David Lauren describes "merchantainment" at Retail's BIG Show 2012.

For the next hour, we were treated to a show-and-tell of high gloss marketing campaigns that were more than just eye candy. An iconic brand that represents timeless style, Ralph Lauren has also revolutionized retail using technology, creativity and their own passion for innovation.

They’ve been at the front of the pack since digital became an option, seeing an opportunity to tell a story online when many retailers saw the internet as a place that would hurt store sales. And the retailer has been pushing the envelope ever since, investing heavily in video, editorial content, a Minority Report-inspired interactive store window, mobile apps and perhaps most fantastic of all, a 4D spectacle on the streets of London and New York. Most recently, the brand used Fashion Week as an opportunity to buy out all the ad space in the New York Times iPad app—not for a day or a week, but for the entire month of September.

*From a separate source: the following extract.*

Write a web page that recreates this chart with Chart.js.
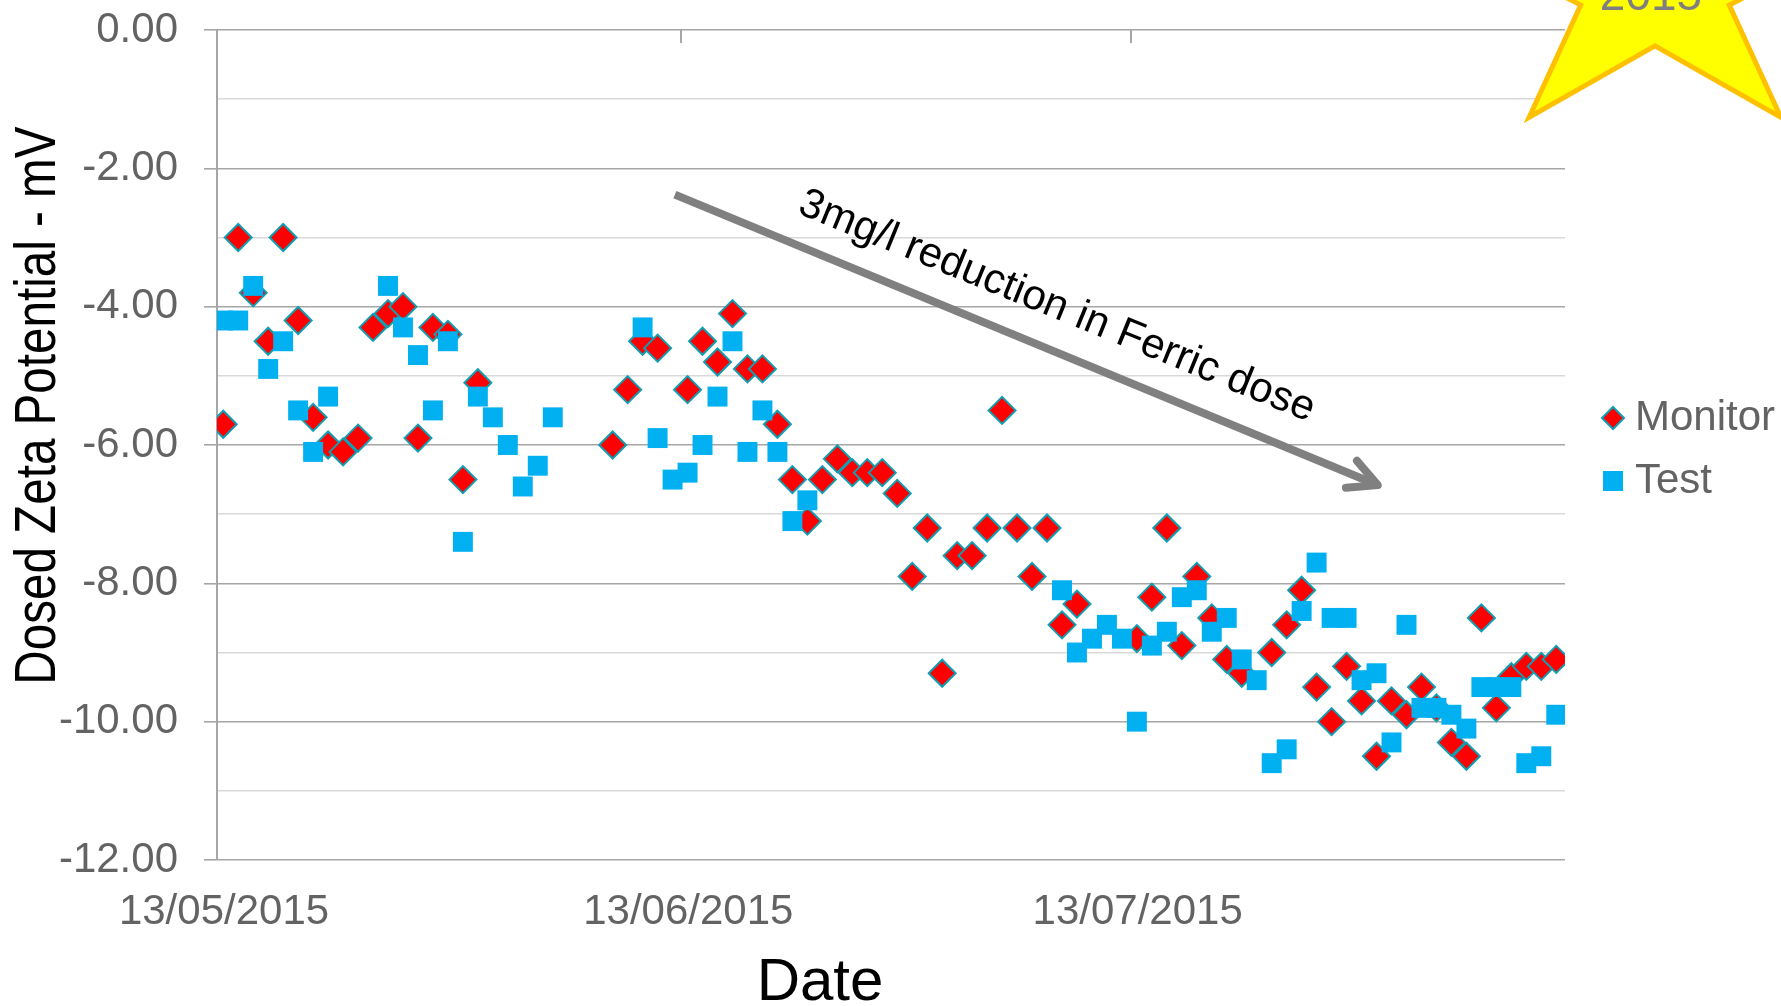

The brand story is a storybook tale told by great storytellers. David described the driving concept as “merchantainment,” the seamless blending of merchandising and entertainment. Ralph Lauren himself envisions a lifestyle around the merchandise. In the store, the character’s sweater might be on the rack, but he also left his kayak in the corner, and you might even run into his dog as you browse.

“We don’t just sell clothes, we sell dreams,” David said. “We sell a lifestyle that’s exciting. When you’re shopping, you’re dreaming. You want access in that world,” he said.

David pointed out a few keys to success—don’t wait for everybody else to do it, just take the risk and and go for it. There’s a balancing act of knowing your customer and reacting to them, but also showing them something they haven’t seen before. And most importantly, in merchantainment, you must excite your customer. But as David points out, you have to get excited, too.